Sustainable investing may also be called socially responsible investing (SRI); environmental, social and governance (ESG) investing; and values-based investing (VBI).

How can I tell whether an investment is truly sustainable?

Consider investments that look for companies that demonstrate specific commitments, particularly in these areas:

People

Supporting communities where they do business, fostering a diverse workforce, providing good employee benefits.


Environment

Reducing emissions or waste, either through the way they do business or the products and services they offer. Such companies may also be seeking solutions to existing environmental issues.


Corporate governance

Having strong anticorruption practices; being transparent in disclosing the company’s performance and potential risks; and ensuring that their boards make decisions independent of top executives.

How do I make sustainability part of my investment decision-making?

Here are three ways you might look at your investments. You can make choices based on more than one of them.

Avoid companies or funds that you see as having negative social or environmental effects, and manage risk by limiting your exposure

Invest in companies that make sustainability part of their day-to-day operations, such as being energy-efficient or having a healthy representation of women in leadership

Pick companies that are working toward specific outcomes – such as healthcare firms seeking to expand access to care, or companies developing new ways to recycle waste

How do I get started?

As more and more people show interest in sustainable investing, a variety of different funds have become available across asset classes, in addition to individual stocks. By doing a bit of research, you’ll come across a number of choices, as well as resources that can help you evaluate companies and funds. You can also look at the ratings published in the financial press and by industry groups. But be aware that each rating system may be evaluating according to different criteria.

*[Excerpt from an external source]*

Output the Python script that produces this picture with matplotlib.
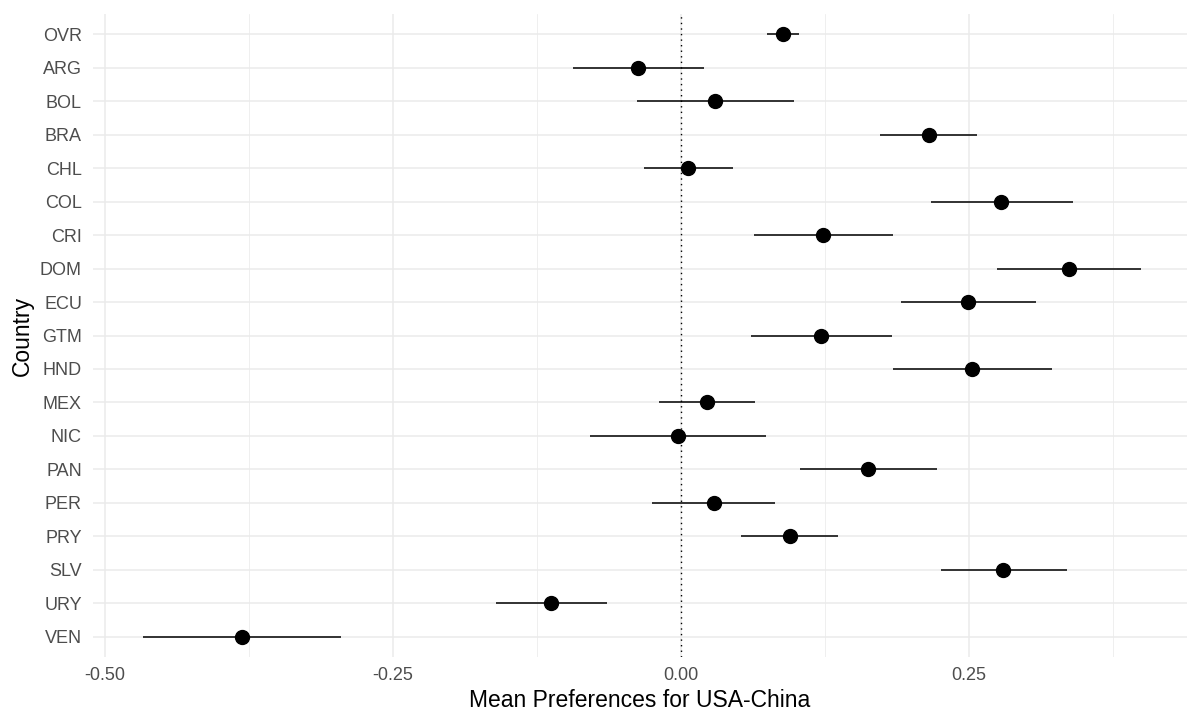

Sustainable investments can be:

  • Individual stocks
  • Mutual funds
  • ETFs (exchange-traded funds)
  • Green, sustainability or social impact bonds
  • Separately Managed Accounts
  • Alternative Investments such as Hedge Funds or Private Equity

How do I figure out which investments might be best for me?

Look at each potential investment to be sure it meets your personal criteria for sustainability:

Fits your financial goals

Clearly states its sustainability strategy

Regularly reports its sustainability performance

Most companies detail their sustainability practices in their prospectuses and annual reports, and on their websites. If you’re investing in a mutual fund or exchange-traded fund, the associated disclosure documents will give you information about their investment objectives and strategies, including how much weight they give to sustainability practices.

Quick tip

Make sure you know what you’re investing in. There are many different approaches to sustainable investing. For example, a fund manager could include a company with a large carbon footprint because it has shown a commitment to reducing it, even if they haven’t gotten there yet, or is investing heavily in renewable energy

Anything I should look out for?

Beware of greenwashing—when companies or funds try to make their activities and products seem more ecofriendly, or supportive of employees and communities, than is actually the case. A little research can confirm whether a company’s commitment is genuine.

Close Disclaimer

The material provided on this website is for informational use only and is not intended for financial or investment advice. Bank of America Corporation and/or its affiliates assume no liability for any loss or damage resulting from one’s reliance on the material provided. Please also note that such material is not updated regularly and that some of the information may not therefore be current. Consult with your own financial professional when making decisions regarding your financial or investment management. ©2024 Bank of America Corporation.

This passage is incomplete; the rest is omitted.